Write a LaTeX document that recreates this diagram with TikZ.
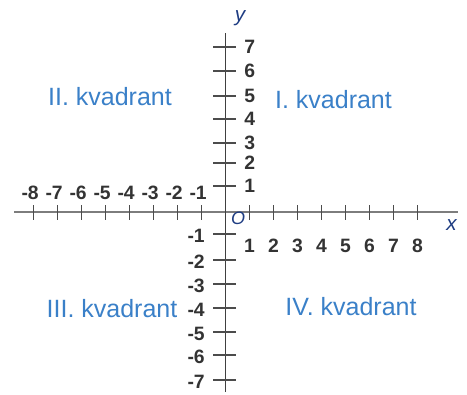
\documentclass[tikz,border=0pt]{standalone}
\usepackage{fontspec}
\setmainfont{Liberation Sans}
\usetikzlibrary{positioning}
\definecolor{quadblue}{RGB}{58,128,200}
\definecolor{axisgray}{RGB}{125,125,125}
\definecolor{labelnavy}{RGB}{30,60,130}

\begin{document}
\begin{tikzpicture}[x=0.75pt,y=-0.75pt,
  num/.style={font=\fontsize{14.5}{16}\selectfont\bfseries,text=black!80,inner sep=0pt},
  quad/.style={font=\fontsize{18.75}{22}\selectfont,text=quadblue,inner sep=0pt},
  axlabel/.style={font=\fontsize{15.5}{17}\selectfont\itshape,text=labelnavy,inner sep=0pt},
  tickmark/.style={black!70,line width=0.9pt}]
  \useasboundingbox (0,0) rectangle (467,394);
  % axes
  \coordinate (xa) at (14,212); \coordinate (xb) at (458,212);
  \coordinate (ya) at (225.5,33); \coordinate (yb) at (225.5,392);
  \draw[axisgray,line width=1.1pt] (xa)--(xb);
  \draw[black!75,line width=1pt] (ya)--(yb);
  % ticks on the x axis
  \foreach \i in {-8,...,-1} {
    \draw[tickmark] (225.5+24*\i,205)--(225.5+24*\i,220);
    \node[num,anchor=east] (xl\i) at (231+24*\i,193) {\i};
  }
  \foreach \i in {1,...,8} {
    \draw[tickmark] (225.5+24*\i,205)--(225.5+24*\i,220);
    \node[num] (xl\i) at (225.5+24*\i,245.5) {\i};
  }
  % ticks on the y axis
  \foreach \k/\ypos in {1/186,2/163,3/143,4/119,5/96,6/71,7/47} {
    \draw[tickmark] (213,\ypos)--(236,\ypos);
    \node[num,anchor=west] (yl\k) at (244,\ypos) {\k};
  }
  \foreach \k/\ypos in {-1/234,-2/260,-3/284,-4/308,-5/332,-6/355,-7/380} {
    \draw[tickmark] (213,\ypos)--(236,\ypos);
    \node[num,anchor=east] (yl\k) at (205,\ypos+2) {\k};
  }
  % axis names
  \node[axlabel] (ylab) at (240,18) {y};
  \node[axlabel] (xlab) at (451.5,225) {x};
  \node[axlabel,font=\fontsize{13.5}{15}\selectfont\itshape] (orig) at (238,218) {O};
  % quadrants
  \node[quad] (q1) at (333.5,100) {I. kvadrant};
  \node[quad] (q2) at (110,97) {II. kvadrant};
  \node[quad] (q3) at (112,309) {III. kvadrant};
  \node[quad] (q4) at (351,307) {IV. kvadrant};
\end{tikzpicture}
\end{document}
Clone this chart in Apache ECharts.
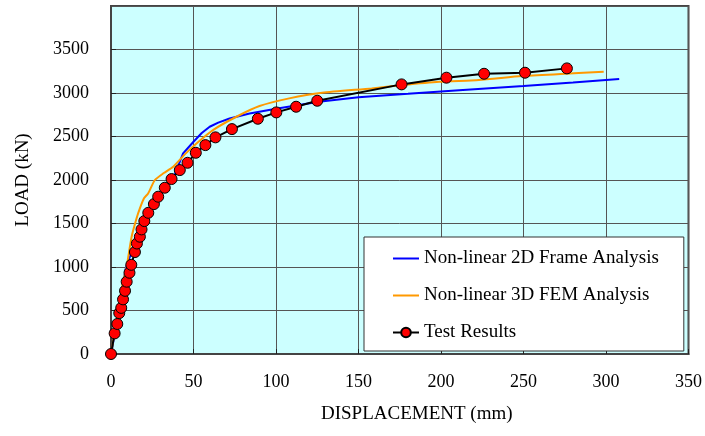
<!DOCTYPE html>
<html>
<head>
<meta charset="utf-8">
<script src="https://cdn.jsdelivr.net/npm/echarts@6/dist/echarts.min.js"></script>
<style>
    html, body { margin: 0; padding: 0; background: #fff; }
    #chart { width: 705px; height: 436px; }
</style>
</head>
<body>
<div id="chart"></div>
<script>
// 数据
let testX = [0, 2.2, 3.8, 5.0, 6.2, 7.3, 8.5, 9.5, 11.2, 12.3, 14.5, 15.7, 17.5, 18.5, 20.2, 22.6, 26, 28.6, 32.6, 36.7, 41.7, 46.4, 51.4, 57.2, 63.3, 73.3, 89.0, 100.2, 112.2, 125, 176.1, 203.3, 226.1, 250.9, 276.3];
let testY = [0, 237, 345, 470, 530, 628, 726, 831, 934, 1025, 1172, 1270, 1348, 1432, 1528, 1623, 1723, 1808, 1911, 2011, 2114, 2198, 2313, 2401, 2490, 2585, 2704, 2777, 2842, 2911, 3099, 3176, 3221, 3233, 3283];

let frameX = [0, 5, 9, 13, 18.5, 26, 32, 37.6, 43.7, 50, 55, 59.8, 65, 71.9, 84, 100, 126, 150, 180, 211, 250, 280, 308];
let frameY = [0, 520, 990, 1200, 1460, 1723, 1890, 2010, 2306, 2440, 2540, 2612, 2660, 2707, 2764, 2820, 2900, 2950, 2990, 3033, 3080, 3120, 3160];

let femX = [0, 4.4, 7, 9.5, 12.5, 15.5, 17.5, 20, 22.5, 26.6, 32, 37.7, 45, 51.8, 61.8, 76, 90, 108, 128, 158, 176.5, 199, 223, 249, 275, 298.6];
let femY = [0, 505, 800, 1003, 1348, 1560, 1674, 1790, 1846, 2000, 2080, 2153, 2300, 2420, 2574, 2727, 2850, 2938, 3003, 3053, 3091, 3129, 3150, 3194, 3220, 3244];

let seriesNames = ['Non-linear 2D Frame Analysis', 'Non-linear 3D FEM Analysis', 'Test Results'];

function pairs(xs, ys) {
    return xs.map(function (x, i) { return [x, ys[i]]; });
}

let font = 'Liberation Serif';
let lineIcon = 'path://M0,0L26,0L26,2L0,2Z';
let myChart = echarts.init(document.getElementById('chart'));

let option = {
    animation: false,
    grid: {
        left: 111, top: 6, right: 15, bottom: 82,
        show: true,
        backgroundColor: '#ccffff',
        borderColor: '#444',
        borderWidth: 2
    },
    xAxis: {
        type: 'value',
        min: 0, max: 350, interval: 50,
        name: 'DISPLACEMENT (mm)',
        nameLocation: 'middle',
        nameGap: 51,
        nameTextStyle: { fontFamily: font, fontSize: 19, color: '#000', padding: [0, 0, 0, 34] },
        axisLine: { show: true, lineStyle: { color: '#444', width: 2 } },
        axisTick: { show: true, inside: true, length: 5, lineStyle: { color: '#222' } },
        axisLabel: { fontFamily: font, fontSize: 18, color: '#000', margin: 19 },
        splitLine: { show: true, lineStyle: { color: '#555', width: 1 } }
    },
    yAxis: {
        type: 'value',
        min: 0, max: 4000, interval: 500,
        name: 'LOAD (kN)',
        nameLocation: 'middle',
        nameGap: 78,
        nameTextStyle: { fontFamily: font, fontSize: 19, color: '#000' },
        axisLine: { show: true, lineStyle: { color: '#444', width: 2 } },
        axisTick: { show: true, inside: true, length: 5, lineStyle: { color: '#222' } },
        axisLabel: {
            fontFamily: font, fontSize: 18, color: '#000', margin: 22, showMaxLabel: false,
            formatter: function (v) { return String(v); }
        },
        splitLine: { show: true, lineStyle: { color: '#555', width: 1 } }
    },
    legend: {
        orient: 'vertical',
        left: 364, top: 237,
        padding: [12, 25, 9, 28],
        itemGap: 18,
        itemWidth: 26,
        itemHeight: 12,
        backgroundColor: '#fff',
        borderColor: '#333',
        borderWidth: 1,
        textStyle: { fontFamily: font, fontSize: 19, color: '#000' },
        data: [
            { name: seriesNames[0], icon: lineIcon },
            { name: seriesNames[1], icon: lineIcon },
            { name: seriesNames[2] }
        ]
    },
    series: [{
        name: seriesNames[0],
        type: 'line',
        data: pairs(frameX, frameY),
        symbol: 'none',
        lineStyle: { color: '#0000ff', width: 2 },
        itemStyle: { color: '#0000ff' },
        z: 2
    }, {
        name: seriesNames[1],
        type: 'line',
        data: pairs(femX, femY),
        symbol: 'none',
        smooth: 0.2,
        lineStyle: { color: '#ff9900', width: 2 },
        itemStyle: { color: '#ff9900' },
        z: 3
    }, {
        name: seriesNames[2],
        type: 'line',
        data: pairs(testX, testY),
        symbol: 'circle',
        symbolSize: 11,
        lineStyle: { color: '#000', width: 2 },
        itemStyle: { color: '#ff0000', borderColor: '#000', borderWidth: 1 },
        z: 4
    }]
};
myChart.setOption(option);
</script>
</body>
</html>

Your instructions: Set down all the data again exactly as above, pictures excluded.

Solution to the problem:
Write a LaTeX document that recreates this diagram with TikZ.
\documentclass[tikz,border=0pt]{standalone}
\usepackage{fontspec}
\setmainfont{Liberation Sans}
\usetikzlibrary{positioning}
\definecolor{quadblue}{RGB}{58,128,200}
\definecolor{axisgray}{RGB}{125,125,125}
\definecolor{labelnavy}{RGB}{30,60,130}

\begin{document}
\begin{tikzpicture}[x=0.75pt,y=-0.75pt,
  num/.style={font=\fontsize{14.5}{16}\selectfont\bfseries,text=black!80,inner sep=0pt},
  quad/.style={font=\fontsize{18.75}{22}\selectfont,text=quadblue,inner sep=0pt},
  axlabel/.style={font=\fontsize{15.5}{17}\selectfont\itshape,text=labelnavy,inner sep=0pt},
  tickmark/.style={black!70,line width=0.9pt}]
  \useasboundingbox (0,0) rectangle (467,394);
  % axes
  \coordinate (xa) at (14,212); \coordinate (xb) at (458,212);
  \coordinate (ya) at (225.5,33); \coordinate (yb) at (225.5,392);
  \draw[axisgray,line width=1.1pt] (xa)--(xb);
  \draw[black!75,line width=1pt] (ya)--(yb);
  % ticks on the x axis
  \foreach \i in {-8,...,-1} {
    \draw[tickmark] (225.5+24*\i,205)--(225.5+24*\i,220);
    \node[num,anchor=east] (xl\i) at (231+24*\i,193) {\i};
  }
  \foreach \i in {1,...,8} {
    \draw[tickmark] (225.5+24*\i,205)--(225.5+24*\i,220);
    \node[num] (xl\i) at (225.5+24*\i,245.5) {\i};
  }
  % ticks on the y axis
  \foreach \k/\ypos in {1/186,2/163,3/143,4/119,5/96,6/71,7/47} {
    \draw[tickmark] (213,\ypos)--(236,\ypos);
    \node[num,anchor=west] (yl\k) at (244,\ypos) {\k};
  }
  \foreach \k/\ypos in {-1/234,-2/260,-3/284,-4/308,-5/332,-6/355,-7/380} {
    \draw[tickmark] (213,\ypos)--(236,\ypos);
    \node[num,anchor=east] (yl\k) at (205,\ypos+2) {\k};
  }
  % axis names
  \node[axlabel] (ylab) at (240,18) {y};
  \node[axlabel] (xlab) at (451.5,225) {x};
  \node[axlabel,font=\fontsize{13.5}{15}\selectfont\itshape] (orig) at (238,218) {O};
  % quadrants
  \node[quad] (q1) at (333.5,100) {I. kvadrant};
  \node[quad] (q2) at (110,97) {II. kvadrant};
  \node[quad] (q3) at (112,309) {III. kvadrant};
  \node[quad] (q4) at (351,307) {IV. kvadrant};
\end{tikzpicture}
\end{document}
Clone this chart in Apache ECharts.
<!DOCTYPE html>
<html>
<head>
<meta charset="utf-8">
<script src="https://cdn.jsdelivr.net/npm/echarts@6/dist/echarts.min.js"></script>
<style>
    html, body { margin: 0; padding: 0; background: #fff; }
    #chart { width: 705px; height: 436px; }
</style>
</head>
<body>
<div id="chart"></div>
<script>
// 数据
let testX = [0, 2.2, 3.8, 5.0, 6.2, 7.3, 8.5, 9.5, 11.2, 12.3, 14.5, 15.7, 17.5, 18.5, 20.2, 22.6, 26, 28.6, 32.6, 36.7, 41.7, 46.4, 51.4, 57.2, 63.3, 73.3, 89.0, 100.2, 112.2, 125, 176.1, 203.3, 226.1, 250.9, 276.3];
let testY = [0, 237, 345, 470, 530, 628, 726, 831, 934, 1025, 1172, 1270, 1348, 1432, 1528, 1623, 1723, 1808, 1911, 2011, 2114, 2198, 2313, 2401, 2490, 2585, 2704, 2777, 2842, 2911, 3099, 3176, 3221, 3233, 3283];

let frameX = [0, 5, 9, 13, 18.5, 26, 32, 37.6, 43.7, 50, 55, 59.8, 65, 71.9, 84, 100, 126, 150, 180, 211, 250, 280, 308];
let frameY = [0, 520, 990, 1200, 1460, 1723, 1890, 2010, 2306, 2440, 2540, 2612, 2660, 2707, 2764, 2820, 2900, 2950, 2990, 3033, 3080, 3120, 3160];

let femX = [0, 4.4, 7, 9.5, 12.5, 15.5, 17.5, 20, 22.5, 26.6, 32, 37.7, 45, 51.8, 61.8, 76, 90, 108, 128, 158, 176.5, 199, 223, 249, 275, 298.6];
let femY = [0, 505, 800, 1003, 1348, 1560, 1674, 1790, 1846, 2000, 2080, 2153, 2300, 2420, 2574, 2727, 2850, 2938, 3003, 3053, 3091, 3129, 3150, 3194, 3220, 3244];

let seriesNames = ['Non-linear 2D Frame Analysis', 'Non-linear 3D FEM Analysis', 'Test Results'];

function pairs(xs, ys) {
    return xs.map(function (x, i) { return [x, ys[i]]; });
}

let font = 'Liberation Serif';
let lineIcon = 'path://M0,0L26,0L26,2L0,2Z';
let myChart = echarts.init(document.getElementById('chart'));

let option = {
    animation: false,
    grid: {
        left: 111, top: 6, right: 15, bottom: 82,
        show: true,
        backgroundColor: '#ccffff',
        borderColor: '#444',
        borderWidth: 2
    },
    xAxis: {
        type: 'value',
        min: 0, max: 350, interval: 50,
        name: 'DISPLACEMENT (mm)',
        nameLocation: 'middle',
        nameGap: 51,
        nameTextStyle: { fontFamily: font, fontSize: 19, color: '#000', padding: [0, 0, 0, 34] },
        axisLine: { show: true, lineStyle: { color: '#444', width: 2 } },
        axisTick: { show: true, inside: true, length: 5, lineStyle: { color: '#222' } },
        axisLabel: { fontFamily: font, fontSize: 18, color: '#000', margin: 19 },
        splitLine: { show: true, lineStyle: { color: '#555', width: 1 } }
    },
    yAxis: {
        type: 'value',
        min: 0, max: 4000, interval: 500,
        name: 'LOAD (kN)',
        nameLocation: 'middle',
        nameGap: 78,
        nameTextStyle: { fontFamily: font, fontSize: 19, color: '#000' },
        axisLine: { show: true, lineStyle: { color: '#444', width: 2 } },
        axisTick: { show: true, inside: true, length: 5, lineStyle: { color: '#222' } },
        axisLabel: {
            fontFamily: font, fontSize: 18, color: '#000', margin: 22, showMaxLabel: false,
            formatter: function (v) { return String(v); }
        },
        splitLine: { show: true, lineStyle: { color: '#555', width: 1 } }
    },
    legend: {
        orient: 'vertical',
        left: 364, top: 237,
        padding: [12, 25, 9, 28],
        itemGap: 18,
        itemWidth: 26,
        itemHeight: 12,
        backgroundColor: '#fff',
        borderColor: '#333',
        borderWidth: 1,
        textStyle: { fontFamily: font, fontSize: 19, color: '#000' },
        data: [
            { name: seriesNames[0], icon: lineIcon },
            { name: seriesNames[1], icon: lineIcon },
            { name: seriesNames[2] }
        ]
    },
    series: [{
        name: seriesNames[0],
        type: 'line',
        data: pairs(frameX, frameY),
        symbol: 'none',
        lineStyle: { color: '#0000ff', width: 2 },
        itemStyle: { color: '#0000ff' },
        z: 2
    }, {
        name: seriesNames[1],
        type: 'line',
        data: pairs(femX, femY),
        symbol: 'none',
        smooth: 0.2,
        lineStyle: { color: '#ff9900', width: 2 },
        itemStyle: { color: '#ff9900' },
        z: 3
    }, {
        name: seriesNames[2],
        type: 'line',
        data: pairs(testX, testY),
        symbol: 'circle',
        symbolSize: 11,
        lineStyle: { color: '#000', width: 2 },
        itemStyle: { color: '#ff0000', borderColor: '#000', borderWidth: 1 },
        z: 4
    }]
};
myChart.setOption(option);
</script>
</body>
</html>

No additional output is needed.